How Europe Is Bracing Itself For Ebola

There's already been one case transmitted within the European Union. Here's how the continent is making preparations for the second.

Before Ebola came to the U.S., leaving one man dead and two health care workers infected, it was in Spain — where a nurse treating infected priests in a Madrid hospital contracted the disease last week.

That, along with the second transmission in the United States — and an admission from the CDC that protocol in Dallas, Texas, was not enforced properly — is forcing other Western countries to release information about their preparations for the disease.

The United Kingdom claims to be "among the best and most-prepared countries in the world."

Secretary of State for Health Jeremy Hunt on Monday gave an update to the House of Commons on just what the U.K. is doing to prepare for an Ebola case on the British Isles.

"All ambulances are equipped with personal protective equipment (PPE)," Hunt explained. Patients suspected of having Ebola will be isolated in the nearest hospital, he explained, with a blood sample sent to Public Health England's specialist laboratory for rapid testing.

"If they test positive for Ebola they will then be transferred to the Royal Free Hospital in north London, which is the U.K. specialist centre for treating the most dangerous infectious diseases," Hunt said, adding there are plans "to activate Ebola bed capacity in Newcastle, Liverpool, and Sheffield, making a total of 26 beds available in the U.K." Hunt didn't provide detail, however, on how long that capacity would take to be stood up.

"We will always follow medical advice as to whether any measures we adopt are likely to be effective and are a proportionate response to risk. However, I believe that we are among the best and most prepared countries in the world."

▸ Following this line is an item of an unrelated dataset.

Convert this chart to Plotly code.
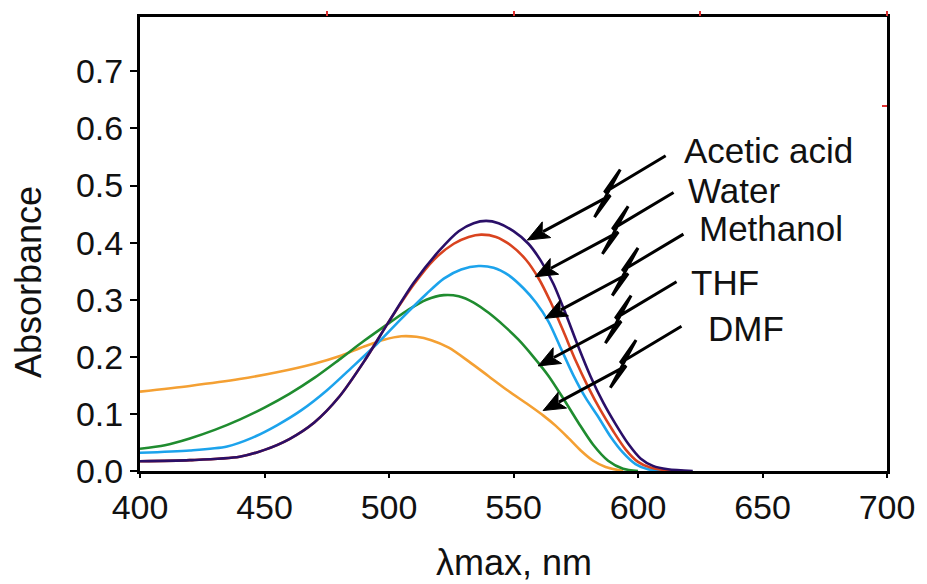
import plotly.graph_objects as go

# ---------------- data ----------------
wl_acetic = [400, 420, 440, 450, 460, 470, 480, 490, 500, 510, 520, 528, 534, 539, 544, 550, 556, 561, 566, 571, 576, 581, 586, 591, 596, 601, 606, 612, 622]
ab_acetic = [0.017, 0.019, 0.025, 0.037, 0.056, 0.085, 0.130, 0.192, 0.262, 0.330, 0.385, 0.420, 0.434, 0.438, 0.434, 0.420, 0.398, 0.368, 0.328, 0.275, 0.218, 0.165, 0.120, 0.082, 0.048, 0.022, 0.009, 0.003, 0.0]

wl_water = [400, 420, 440, 450, 460, 470, 480, 490, 500, 510, 518, 526, 532, 537, 543, 549, 555, 560, 565, 570, 575, 580, 585, 590, 595, 600, 605, 612, 618]
ab_water = [0.017, 0.019, 0.025, 0.037, 0.056, 0.085, 0.130, 0.192, 0.262, 0.327, 0.370, 0.398, 0.410, 0.414, 0.410, 0.395, 0.370, 0.338, 0.295, 0.245, 0.193, 0.147, 0.106, 0.070, 0.038, 0.016, 0.006, 0.001, 0.0]

wl_methanol = [400, 420, 435, 445, 455, 465, 475, 485, 495, 505, 515, 522, 529, 536, 542, 548, 554, 559, 564, 569, 574, 579, 584, 589, 594, 599, 604, 610]
ab_methanol = [0.032, 0.036, 0.043, 0.058, 0.080, 0.107, 0.141, 0.181, 0.222, 0.267, 0.310, 0.337, 0.353, 0.359, 0.356, 0.343, 0.320, 0.295, 0.262, 0.215, 0.168, 0.128, 0.095, 0.060, 0.032, 0.012, 0.003, 0.0]

wl_thf = [400, 410, 420, 430, 440, 450, 460, 470, 480, 490, 500, 508, 515, 522, 528, 534, 540, 546, 552, 558, 564, 570, 576, 582, 588, 594, 600]
ab_thf = [0.039, 0.045, 0.057, 0.072, 0.090, 0.111, 0.135, 0.163, 0.195, 0.228, 0.259, 0.283, 0.300, 0.308, 0.306, 0.295, 0.277, 0.255, 0.230, 0.200, 0.167, 0.127, 0.085, 0.046, 0.018, 0.004, 0.0]

wl_dmf = [400, 420, 440, 455, 470, 480, 490, 498, 505, 511, 517, 524, 532, 540, 548, 556, 562, 567, 572, 577, 582, 587, 594]
ab_dmf = [0.139, 0.149, 0.161, 0.173, 0.188, 0.201, 0.218, 0.230, 0.236, 0.235, 0.229, 0.216, 0.192, 0.166, 0.140, 0.116, 0.097, 0.079, 0.058, 0.036, 0.018, 0.007, 0.0]

series_names = ["DMF", "THF", "Methanol", "Water", "Acetic acid"]
series_colors = ["#f4a033", "#1f8c2f", "#1ca3ec", "#d9431f", "#2a0f68"]

x_ticks = [400, 450, 500, 550, 600, 650, 700]
y_ticks = [0.0, 0.1, 0.2, 0.3, 0.4, 0.5, 0.6, 0.7]
y_ticktext = ["0.0", "0.1", "0.2", "0.3", "0.4", "0.5", "0.6", "0.7"]
top_ticks = [475, 550, 625, 700]

label_texts = ["Acetic acid", "Water", "Methanol", "THF", "DMF"]

# ---------------- geometry helpers ----------------
W, H = 927, 584
PL, PR, PT, PB = 140, 896, 13, 471
XMIN, XMAX = 400, 700
PX_PER_NM = (PR - PL) / (XMAX - XMIN)
PX_PER_A = 576.0
YMAX = (PB - PT) / PX_PER_A


def px2data(px, py):
    return XMIN + (px - PL) / PX_PER_NM, (PB - py) / PX_PER_A


def pxpaper(px, py):
    return (px - PL) / (PR - PL), (PB - py) / (PB - PT)


fig = go.Figure()
for wl, ab, name, col in zip(
    [wl_dmf, wl_thf, wl_methanol, wl_water, wl_acetic],
    [ab_dmf, ab_thf, ab_methanol, ab_water, ab_acetic],
    series_names, series_colors,
):
    fig.add_trace(go.Scatter(x=wl, y=ab, name=name, mode="lines",
                             line=dict(color=col, width=2.6, shape="spline", smoothing=0.8),
                             hoverinfo="skip"))

# dummy trace for secondary axes (red tick marks)
fig.add_trace(go.Scatter(x=[None], y=[None], xaxis="x2", yaxis="y2", mode="lines",
                         showlegend=False, hoverinfo="skip"))

# ---------------- labels & lightning arrows ----------------
label_pos = [(689, 148), (693, 188), (704, 226), (696, 281), (713, 327)]
arrow_tails = [(672, 153), (680, 190), (690, 232), (683, 280), (688, 325)]
zig = [(0, 0), (-62, 37), (-46, 14), (-72, 62), (-56, 40), (-140, 85)]

shapes = []
annotations = []
for txt, (lx, ly) in zip(label_texts, label_pos):
    xp, yp = pxpaper(lx, ly)
    annotations.append(dict(text=txt, x=xp, y=yp, xref="paper", yref="paper",
                            xanchor="left", yanchor="middle", showarrow=False,
                            font=dict(size=35, color="#111111")))

for tx, ty in arrow_tails:
    pts = [(tx + dx, ty + dy) for dx, dy in zig]
    tipx, tipy = pts[-1]
    bx, by = pts[-2]
    ux, uy = tipx - bx, tipy - by
    n = (ux ** 2 + uy ** 2) ** 0.5
    ux, uy = ux / n, uy / n
    nx, ny = -uy, ux
    L, Wd = 22, 9
    backx, backy = tipx - L * ux, tipy - L * uy
    line_pts = pts[:-1] + [(backx + 4 * ux, backy + 4 * uy)]
    d = [px2data(*p) for p in line_pts]
    path = "M " + " L ".join(f"{a:.3f},{b:.5f}" for a, b in d)
    shapes.append(dict(type="path", path=path, xref="x", yref="y",
                       line=dict(color="black", width=3)))
    head = [(tipx, tipy), (backx + Wd * nx, backy + Wd * ny),
            (backx + 5 * ux, backy + 5 * uy), (backx - Wd * nx, backy - Wd * ny)]
    dh = [px2data(*p) for p in head]
    hpath = "M " + " L ".join(f"{a:.3f},{b:.5f}" for a, b in dh) + " Z"
    shapes.append(dict(type="path", path=hpath, xref="x", yref="y",
                       fillcolor="black", line=dict(color="black", width=1)))

# axis titles
ax_x, ax_y = pxpaper(519, 563)
annotations.append(dict(text="λmax, nm", x=ax_x, y=ax_y, xref="paper", yref="paper",
                        xanchor="center", yanchor="middle", showarrow=False,
                        font=dict(size=36, color="#111111")))
ay_x, ay_y = pxpaper(27, 280)
annotations.append(dict(text="Absorbance", x=ay_x, y=ay_y, xref="paper", yref="paper",
                        xanchor="center", yanchor="middle", showarrow=False, textangle=-90,
                        font=dict(size=36, color="#111111")))

fig.update_layout(
    width=W, height=H,
    margin=dict(l=PL, r=W - PR, t=PT, b=H - PB, pad=0),
    paper_bgcolor="white", plot_bgcolor="white",
    showlegend=False,
    font=dict(family="Liberation Sans, Arial, sans-serif", color="#111111"),
    xaxis=dict(range=[XMIN, XMAX], tickvals=x_ticks, ticks="outside", ticklen=4, tickwidth=1.5,
               tickcolor="black", showline=True, linecolor="black", linewidth=3, mirror=True,
               showgrid=False, zeroline=False, tickfont=dict(size=34, color="#111111")),
    yaxis=dict(range=[0, YMAX], tickvals=y_ticks, ticktext=y_ticktext, ticks="outside", ticklen=7,
               tickwidth=1.5, tickcolor="black", showline=True, linecolor="black", linewidth=3,
               mirror=True, showgrid=False, zeroline=False, tickfont=dict(size=34, color="#111111")),
    xaxis2=dict(range=[XMIN, XMAX], overlaying="x", side="top", anchor="y", tickvals=top_ticks,
                ticks="outside", ticklen=5, tickwidth=1.5, tickcolor="#e03030",
                showticklabels=False, showline=False, showgrid=False, zeroline=False),
    yaxis2=dict(range=[0, YMAX], overlaying="y", side="right", anchor="x", tickvals=[0.64],
                ticks="inside", ticklen=5, tickwidth=1.5, tickcolor="#e03030",
                showticklabels=False, showline=False, showgrid=False, zeroline=False),
    shapes=shapes, annotations=annotations,
)

fig.write_html("out.html")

France has 12 hospitals prepared to take in potential Ebola cases.

They were chosen, France's Ministry of Social Affairs, Health, and Women's Rights said, based on "on-site evaluations conducted by the regional health agencies." In total these hospitals have 41 beds between them for possible patients, either in isolation wards or intensive care units.

Germany is touting nine "highly specialised treatment centres."

The government's plan for preventing the spread of Ebola involves the use of nine "highly specialised treatment centres" for infected patients, where "technical measures are in place (air-locks, decontamination facilities) to prevent any accidental escape of pathogens into the environment."

"In all suspect cases that have emerged in Germany so far, the collaboration of the agencies involved at Federal and Land level was so good as to prevent any conceivable infection through timely isolation measures," Federal Minister of Health Hermann Gröhe said in a statement published in late September. "In all of the cases involved, it was possible, within the shortest possible timeframe, to rule out any real infection with the Ebola virus."

Italy has two facilities, one in Rome and one in Milan, prepared to treat Ebola victims.

But the European Union does have some concerns.

In a fact sheet released on Wednesday, the European Commission noted without naming names that there could be "further challenges for some Member States in access to treatment facilities, transport of patients, availability of laboratories, expertise and resources."

On the whole, though, the European Centre for Disease Prevention and Control (ECDC) has assessed that most of Europe's countries "seem to be well-prepared."